I spent evenings and weekends and entire summers alone in my room drawing and creating and reconfiguring my bedroom in ingenious ways. The trade-off was that I was “socially retarded.” Imagine growing up across the street from a very active playground—kids my brothers played with didn’t even realize they had an older brother because I was invisible; they never saw me. Once, someone got wind that my artistic skills were beyond that of most adults and sent one of my brothers to request that I donate one of my drawings to a playground art show, which I did. They were wowed but it didn’t open any social doors. In fact, ultimately things got worse as I entered my teens and young adulthood.
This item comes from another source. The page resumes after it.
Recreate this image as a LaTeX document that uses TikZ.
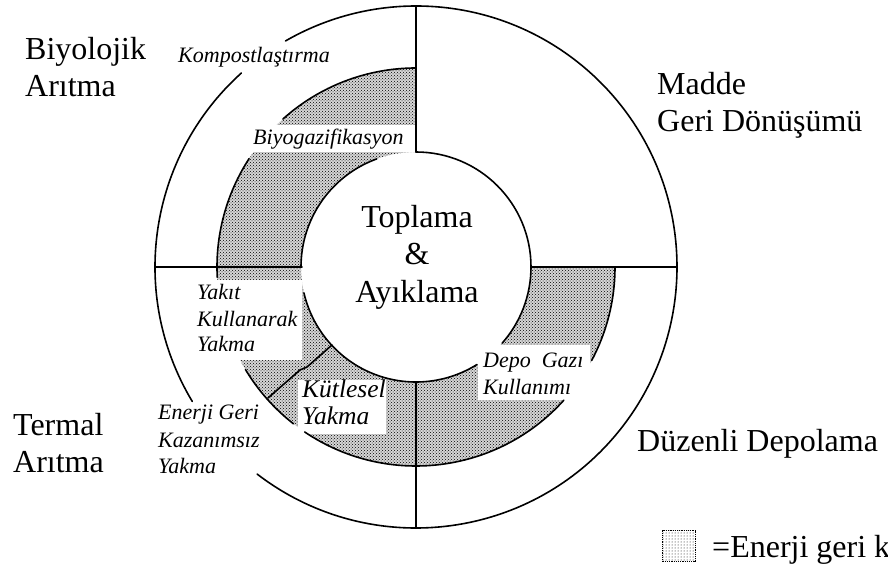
\documentclass[tikz,border=0pt]{standalone}
\usepackage{fontspec}
\setmainfont{Liberation Serif}
\usetikzlibrary{patterns}
\tikzset{
  ring/.style={line width=1.6pt, line cap=round},
  stip/.style={pattern=crosshatch dots, pattern color=black},
  biglbl/.style={inner sep=0pt, anchor=base west, font=\fontsize{32}{38}\selectfont},
  ctrlbl/.style={inner sep=0pt, anchor=base, font=\fontsize{32}{38}\selectfont},
  itlbl/.style={inner sep=0pt, anchor=base west, font=\fontsize{22}{26}\selectfont\itshape},
  itbig/.style={inner sep=0pt, anchor=base west, font=\fontsize{25.5}{30}\selectfont\itshape},
}
\begin{document}
\begin{tikzpicture}[x=1pt,y=1pt]
\useasboundingbox (-416,-305) rectangle (472,267);
\coordinate (C) at (0,0);
% shading of the energy-recovery ring
\fill[black!16] (90:199) arc[start angle=90,end angle=360,radius=199] -- (0:115) arc[start angle=360,end angle=90,radius=115] -- cycle;
\fill[stip] (90:199) arc[start angle=90,end angle=360,radius=199] -- (0:115) arc[start angle=360,end angle=90,radius=115] -- cycle;
% white areas behind the ring labels
\fill[white] (-166,115) rectangle (-1,142);
\fill[white] (-221,-13) rectangle (-114,-93);
\fill[white] (-118,-113) rectangle (-30,-167);
\fill[white] (62,-78) rectangle (174,-133);
% outer circle
\draw[ring] (0:261) arc[start angle=0,end angle=120,radius=261];
\draw[ring] (132:261) arc[start angle=132,end angle=211,radius=261];
\draw[ring] (232.5:261) arc[start angle=232.5,end angle=360,radius=261];
% middle circle
\draw[ring] (90:199) arc[start angle=90,end angle=132,radius=199];
\draw[ring] (147:199) arc[start angle=147,end angle=183,radius=199];
\draw[ring] (211:199) arc[start angle=211,end angle=232,radius=199];
\draw[ring] (236:199) arc[start angle=236,end angle=318,radius=199];
\draw[ring] (332:199) arc[start angle=332,end angle=360,radius=199];
% inner circle
\draw[ring] (0:115) arc[start angle=0,end angle=90,radius=115];
\draw[ring] (110:115) arc[start angle=110,end angle=180,radius=115];
\draw[ring] (193:115) arc[start angle=193,end angle=302,radius=115];
\draw[ring] (318.5:115) arc[start angle=318.5,end angle=360,radius=115];
% radial dividers
\draw[ring] (90:115) -- (90:261);
\draw[ring] (0:115) -- (0:261);
\draw[ring] (270:115) -- (270:261);
\draw[ring] (180:261) -- (180:114);
\draw[ring] (-84,-78) -- (-109,-100) -- (-116,-103) -- (-148,-131);
% centre
\node[ctrlbl] (top1) at (1,39) {Toplama};
\node[ctrlbl] (top2) at (1,2) {\&};
\node[ctrlbl] (top3) at (1,-36) {Ayıklama};
% sector labels
\node[biglbl] (bio1) at (-391,207) {Biyolojik};
\node[biglbl] (bio2) at (-391,170) {Arıtma};
\node[biglbl] (mad1) at (241,172) {Madde};
\node[biglbl] (mad2) at (241,135) {Geri Dönüşümü};
\node[biglbl] (ter1) at (-403,-168) {Termal};
\node[biglbl] (ter2) at (-403,-205) {Arıtma};
\node[biglbl] (duz) at (221,-185) {Düzenli Depolama};
% ring labels
\node[itlbl] (komp) at (-238,204) {Kompostlaştırma};
\node[itlbl] (biyo) at (-163,122) {Biyogazifikasyon};
\node[itlbl] (yak1) at (-219,-33) {Yakıt};
\node[itlbl] (yak2) at (-219,-60) {Kullanarak};
\node[itlbl] (yak3) at (-219,-85) {Yakma};
\node[itlbl] (ene1) at (-258,-153) {Enerji Geri};
\node[itlbl] (ene2) at (-258,-180) {Kazanımsız};
\node[itlbl] (ene3) at (-258,-206) {Yakma};
\node[itbig] (kut1) at (-114,-131) {Kütlesel};
\node[itbig] (kut2) at (-114,-158) {Yakma};
\node[itlbl] (dep1) at (67,-101) {Depo\ \ Gazı};
\node[itlbl] (dep2) at (67,-128) {Kullanımı};
% legend
\node[draw, densely dotted, line width=1.2pt, minimum width=33pt, minimum height=31pt, inner sep=0pt, pattern=dots] (legbox) at (263,-279) {};
\node[biglbl] (legtxt) at (296,-290) {=Enerji geri kazanımı};
\end{tikzpicture}
\end{document}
As I’m writing this—now a middle-aged man—it’s still a painful recollection. But my intent is not to paint a despondent, hopeless portrait for others. We can all learn from my truth and that of others. My point is that had I known—if I had a name, an excuse, a framework called Asperger’s—how might my life have been different? Might people have demonstrated more empathy and patience? Might they have made more of an effort to help me feel included socially? I’m not sure, but I do know how pleased and relieved I was that the bright, enthusiastic, free-from-shame group of school-aged kids with Asperger’s so readily agreed, “Yes, it helps to know.” They have an advantage I didn’t, and I’m so grateful on their behalf. Armed with this self-advocacy, they are better poised to move forward more successfully than I was at their age. And, in retrospect, that’s a fine thing at heart.